When is a vote "overwhelming"? 66%? 75%? 90%? 100% less one? -- ALoan (Talk) 12:06, 6 Apr 2005 (UTC)
- This is a tricky one, and I've deliberately deferred it. I see a number of clear alternatives, but not which one would be best.
- Simple majority (i.e., not "overwhelming" at all). This won't work, as deletions would become contentious. CD isn't for contentious deletions—that's VfD, working towards consensus by argument, where you can at least know the reasoning of those who disagree with you.
- Significant to supermajority (60-90%). Exactly which percentage I'd leave up to a straw poll, as I don't suppose anyone of us knows what would work best. This still runs the risk of contentious deleting, but if dissenters are vastly outnumbered, they're probably wrong. Improvement is what's being voted on, and that can hardly be so debatable as to fool the majority.
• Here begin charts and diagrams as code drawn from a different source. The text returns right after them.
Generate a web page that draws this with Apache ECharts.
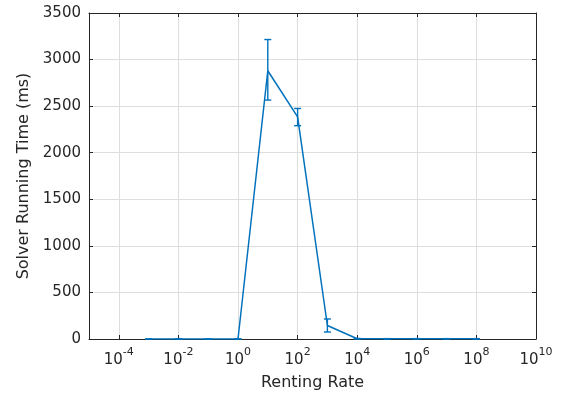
<!DOCTYPE html>
<html>
<head>
<meta charset="utf-8">
<script src="https://cdn.jsdelivr.net/npm/echarts@6/dist/echarts.min.js"></script>
<style>
  html, body { margin: 0; padding: 0; background: #fff; }
  #chart { width: 562px; height: 399px; }
</style>
</head>
<body>
<div id="chart"></div>
<script>
// renting rate (x, log scale) and mean solver time with error bar bounds
const rentingRates = [1e-3, 1e-2, 1e-1, 1e0, 1e1, 1e2, 1e3, 1e4, 1e5, 1e6, 1e7, 1e8]
const runningTime = [0, 0, 0, 0, 2880, 2385, 145, 3, 2, 2, 2, 2]
const errLower = [0, 0, 0, 0, 2565, 2290, 75, 0, 0, 0, 0, 0]
const errUpper = [0, 0, 0, 0, 3215, 2475, 215, 6, 4, 4, 4, 4]
const xTickExponents = [-4, -2, 0, 2, 4, 6, 8, 10]

const lineColor = '#0072BD'
const axisColor = '#262626'
const gridColor = '#dedede'
const fontFamily = 'DejaVu Sans'

const chart = echarts.init(document.getElementById('chart'))

const lineData = rentingRates.map((r, i) => [Math.log10(r), runningTime[i]])
const errData = rentingRates.map((r, i) => [Math.log10(r), errLower[i], errUpper[i]])

function renderErrorBar(params, api) {
  const x = api.value(0)
  const top = api.coord([x, api.value(2)])
  const bot = api.coord([x, api.value(1)])
  const w = 3.5
  const style = { stroke: lineColor, lineWidth: 1.4 }
  return {
    type: 'group',
    children: [
      { type: 'line', shape: { x1: top[0], y1: top[1], x2: bot[0], y2: bot[1] }, style },
      { type: 'line', shape: { x1: top[0] - w, y1: top[1], x2: top[0] + w, y2: top[1] }, style },
      { type: 'line', shape: { x1: bot[0] - w, y1: bot[1], x2: bot[0] + w, y2: bot[1] }, style }
    ]
  }
}

const xBase = {
  type: 'value',
  min: -5,
  max: 10,
  axisLine: { show: true, onZero: false, lineStyle: { color: axisColor, width: 1 } },
  axisTick: { show: true, inside: true, length: 4, customValues: xTickExponents, lineStyle: { color: axisColor } }
}

const yBase = {
  type: 'value',
  min: 0,
  max: 3500,
  interval: 500,
  axisLine: { show: true, onZero: false, lineStyle: { color: axisColor, width: 1 } },
  axisTick: { show: true, inside: true, length: 4, lineStyle: { color: axisColor } }
}

chart.setOption({
  animation: false,
  textStyle: { fontFamily: fontFamily },
  grid: { left: 89, right: 26, top: 13, bottom: 60 },
  xAxis: [
    Object.assign({}, xBase, {
      position: 'bottom',
      name: 'Renting Rate',
      nameLocation: 'middle',
      nameGap: 36,
      nameTextStyle: { color: axisColor, fontSize: 16, fontFamily: fontFamily },
      splitLine: { show: true, lineStyle: { color: gridColor, width: 1 } },
      axisLabel: {
        customValues: xTickExponents,
        margin: 6,
        formatter: v => '{b|10}{s|' + v + '}',
        rich: {
          b: { fontSize: 15, color: axisColor, fontFamily: fontFamily, padding: [8, 0, 0, 0] },
          s: { fontSize: 11, color: axisColor, fontFamily: fontFamily, padding: [0, 0, 8, 0] }
        }
      }
    }),
    Object.assign({}, xBase, {
      position: 'top',
      splitLine: { show: false },
      axisLabel: { show: false }
    })
  ],
  yAxis: [
    Object.assign({}, yBase, {
      position: 'left',
      name: 'Solver Running Time (ms)',
      nameLocation: 'middle',
      nameGap: 52,
      nameTextStyle: { color: axisColor, fontSize: 16, fontFamily: fontFamily },
      splitLine: { show: true, lineStyle: { color: gridColor, width: 1 } },
      axisLabel: { margin: 8, color: axisColor, fontSize: 15, fontFamily: fontFamily, formatter: v => String(v) }
    }),
    Object.assign({}, yBase, {
      position: 'right',
      splitLine: { show: false },
      axisLabel: { show: false }
    })
  ],
  series: [
    {
      type: 'line',
      data: lineData,
      symbol: 'none',
      lineStyle: { color: lineColor, width: 1.5 },
      z: 5
    },
    {
      type: 'custom',
      data: errData,
      encode: { x: 0, y: [1, 2] },
      renderItem: renderErrorBar,
      z: 5
    }
  ]
})
</script>
</body>
</html>
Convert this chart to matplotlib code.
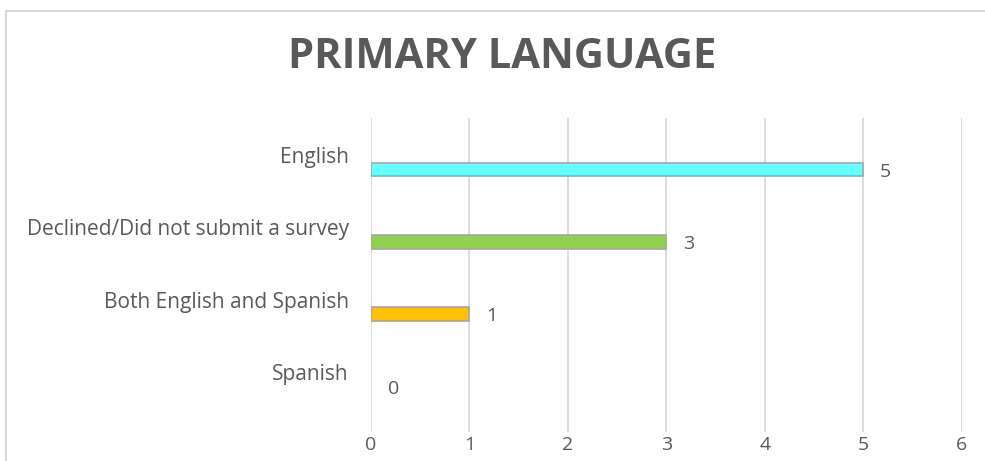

- Lone dissenter: 100% less one. Obviously, we'd expect the dissenter to be the author only, as he/she could easily be biased to preserve their article "no matter what". However, the lone dissenter could also be an inclusionist nut who votes "improved" on everything. As I've stated, this is dishonest and abusive, but how are you really going to handle it? Claim their opinion is invalid?
- That's not all, of course. Do we need a quorum? If one heckler visits all nearly-expired votes to go vote "not improved", is that "overwhelming" or abusing the system? What measures could be taken to prevent this? Well, I don't have all the answers either. Thank you for raising the questions. :-) JRM 14:33, 2005 Apr 6 (UTC)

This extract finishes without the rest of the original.